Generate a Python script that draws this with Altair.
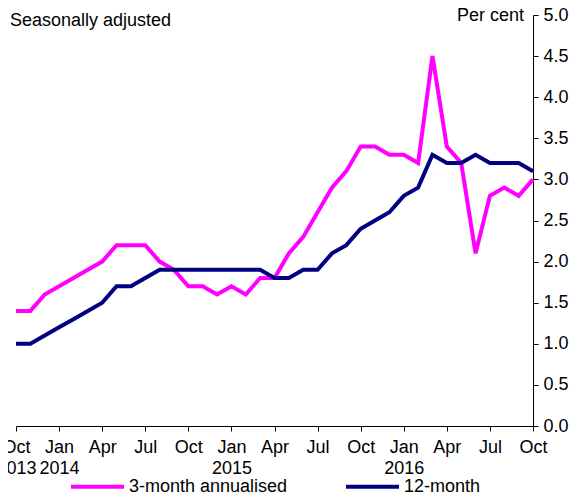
import json
import altair as alt
import pandas as pd

# Monthly observations, Oct 2013 .. Oct 2016
month_index = list(range(37))
three_month = [1.4, 1.4, 1.6, 1.7, 1.8, 1.9, 2.0, 2.2, 2.2, 2.2, 2.0, 1.9,
               1.7, 1.7, 1.6, 1.7, 1.6, 1.8, 1.8, 2.1, 2.3, 2.6, 2.9, 3.1,
               3.4, 3.4, 3.3, 3.3, 3.2, 4.5, 3.4, 3.2, 2.1, 2.8, 2.9, 2.8,
               3.0]
twelve_month = [1.0, 1.0, 1.1, 1.2, 1.3, 1.4, 1.5, 1.7, 1.7, 1.8, 1.9, 1.9,
                1.9, 1.9, 1.9, 1.9, 1.9, 1.9, 1.8, 1.8, 1.9, 1.9, 2.1, 2.2,
                2.4, 2.5, 2.6, 2.8, 2.9, 3.3, 3.2, 3.2, 3.3, 3.2, 3.2, 3.2,
                3.1]
series_names = ["3-month annualised", "12-month"]
series_colors = ["#FF00FF", "#000080"]
tick_positions = list(range(0, 37, 3))
tick_labels = [["Oct", "2013"], ["Jan", "2014"], ["Apr"], ["Jul"], ["Oct"],
               ["Jan", "2015"], ["Apr"], ["Jul"], ["Oct"], ["Jan", "2016"],
               ["Apr"], ["Jul"], ["Oct"]]
y_ticks = [0, 0.5, 1, 1.5, 2, 2.5, 3, 3.5, 4, 4.5, 5]

df = pd.DataFrame({
    "i": month_index * 2,
    "v": three_month + twelve_month,
    "s": [series_names[0]] * 37 + [series_names[1]] * 37,
})

FONT = "Liberation Sans"
W, H = 517, 411
TOP = 7

lines = alt.Chart(df).mark_line(strokeWidth=4, strokeJoin="miter").encode(
    x=alt.X("i:Q", scale=alt.Scale(domain=[0, 36], nice=False, zero=False),
            axis=alt.Axis(values=tick_positions, title=None, grid=False,
                          tickSize=5, labelPadding=7, labelFontSize=18,
                          labelLineHeight=21, labelFlush=False,
                          labelOverlap=False, labelColor="black",
                          domainColor="black", tickColor="black",
                          labelExpr=json.dumps(tick_labels) + "[round(datum.value/3)]")),
    y=alt.Y("v:Q", scale=alt.Scale(domain=[0, 5], nice=False),
            axis=alt.Axis(orient="right", values=y_ticks, format=".1f",
                          title=None, grid=False, tickSize=5, labelPadding=5,
                          labelFontSize=18, labelFlush=False,
                          labelOverlap=False, labelColor="black",
                          domainColor="black", tickColor="black")),
    color=alt.Color("s:N", sort=series_names,
                    scale=alt.Scale(domain=series_names, range=series_colors),
                    legend=alt.Legend(orient="none", legendX=53, legendY=443,
                                      direction="horizontal", title=None,
                                      symbolType="stroke", symbolSize=2809,
                                      symbolStrokeWidth=4, labelFontSize=18,
                                      labelOffset=3, columnPadding=50,
                                      labelLimit=400, labelColor="black",
                                      padding=0)),
)

anno = pd.DataFrame({"t": ["Seasonally adjusted"]})
sa = alt.Chart(anno).mark_text(align="left", baseline="alphabetic",
                               fontSize=18, font=FONT, color="black").encode(
    x=alt.value(-6), y=alt.value(11), text="t:N")
anno2 = pd.DataFrame({"t": ["Per cent"]})
pc = alt.Chart(anno2).mark_text(align="right", baseline="alphabetic",
                                fontSize=18, font=FONT, color="black").encode(
    x=alt.value(508), y=alt.value(6), text="t:N")

chart = alt.layer(lines, sa, pc).properties(
    width=W, height=H,
    autosize=alt.AutoSizeParams(type="none"),
    padding={"left": 8, "top": TOP, "right": 561 - 8 - W, "bottom": 486 - TOP - H},
).configure(font=FONT).configure_view(stroke=None)

chart.save("out.html", embed_options={"renderer": "svg", "actions": False})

**PROBLEM DESCRIPTION:** Write out the listing above again, exactly, but with no pictures in the copy.

**ANSWER TO THE TASK:**
Generate a Python script that draws this with Altair.
import json
import altair as alt
import pandas as pd

# Monthly observations, Oct 2013 .. Oct 2016
month_index = list(range(37))
three_month = [1.4, 1.4, 1.6, 1.7, 1.8, 1.9, 2.0, 2.2, 2.2, 2.2, 2.0, 1.9,
               1.7, 1.7, 1.6, 1.7, 1.6, 1.8, 1.8, 2.1, 2.3, 2.6, 2.9, 3.1,
               3.4, 3.4, 3.3, 3.3, 3.2, 4.5, 3.4, 3.2, 2.1, 2.8, 2.9, 2.8,
               3.0]
twelve_month = [1.0, 1.0, 1.1, 1.2, 1.3, 1.4, 1.5, 1.7, 1.7, 1.8, 1.9, 1.9,
                1.9, 1.9, 1.9, 1.9, 1.9, 1.9, 1.8, 1.8, 1.9, 1.9, 2.1, 2.2,
                2.4, 2.5, 2.6, 2.8, 2.9, 3.3, 3.2, 3.2, 3.3, 3.2, 3.2, 3.2,
                3.1]
series_names = ["3-month annualised", "12-month"]
series_colors = ["#FF00FF", "#000080"]
tick_positions = list(range(0, 37, 3))
tick_labels = [["Oct", "2013"], ["Jan", "2014"], ["Apr"], ["Jul"], ["Oct"],
               ["Jan", "2015"], ["Apr"], ["Jul"], ["Oct"], ["Jan", "2016"],
               ["Apr"], ["Jul"], ["Oct"]]
y_ticks = [0, 0.5, 1, 1.5, 2, 2.5, 3, 3.5, 4, 4.5, 5]

df = pd.DataFrame({
    "i": month_index * 2,
    "v": three_month + twelve_month,
    "s": [series_names[0]] * 37 + [series_names[1]] * 37,
})

FONT = "Liberation Sans"
W, H = 517, 411
TOP = 7

lines = alt.Chart(df).mark_line(strokeWidth=4, strokeJoin="miter").encode(
    x=alt.X("i:Q", scale=alt.Scale(domain=[0, 36], nice=False, zero=False),
            axis=alt.Axis(values=tick_positions, title=None, grid=False,
                          tickSize=5, labelPadding=7, labelFontSize=18,
                          labelLineHeight=21, labelFlush=False,
                          labelOverlap=False, labelColor="black",
                          domainColor="black", tickColor="black",
                          labelExpr=json.dumps(tick_labels) + "[round(datum.value/3)]")),
    y=alt.Y("v:Q", scale=alt.Scale(domain=[0, 5], nice=False),
            axis=alt.Axis(orient="right", values=y_ticks, format=".1f",
                          title=None, grid=False, tickSize=5, labelPadding=5,
                          labelFontSize=18, labelFlush=False,
                          labelOverlap=False, labelColor="black",
                          domainColor="black", tickColor="black")),
    color=alt.Color("s:N", sort=series_names,
                    scale=alt.Scale(domain=series_names, range=series_colors),
                    legend=alt.Legend(orient="none", legendX=53, legendY=443,
                                      direction="horizontal", title=None,
                                      symbolType="stroke", symbolSize=2809,
                                      symbolStrokeWidth=4, labelFontSize=18,
                                      labelOffset=3, columnPadding=50,
                                      labelLimit=400, labelColor="black",
                                      padding=0)),
)

anno = pd.DataFrame({"t": ["Seasonally adjusted"]})
sa = alt.Chart(anno).mark_text(align="left", baseline="alphabetic",
                               fontSize=18, font=FONT, color="black").encode(
    x=alt.value(-6), y=alt.value(11), text="t:N")
anno2 = pd.DataFrame({"t": ["Per cent"]})
pc = alt.Chart(anno2).mark_text(align="right", baseline="alphabetic",
                                fontSize=18, font=FONT, color="black").encode(
    x=alt.value(508), y=alt.value(6), text="t:N")

chart = alt.layer(lines, sa, pc).properties(
    width=W, height=H,
    autosize=alt.AutoSizeParams(type="none"),
    padding={"left": 8, "top": TOP, "right": 561 - 8 - W, "bottom": 486 - TOP - H},
).configure(font=FONT).configure_view(stroke=None)

chart.save("out.html", embed_options={"renderer": "svg", "actions": False})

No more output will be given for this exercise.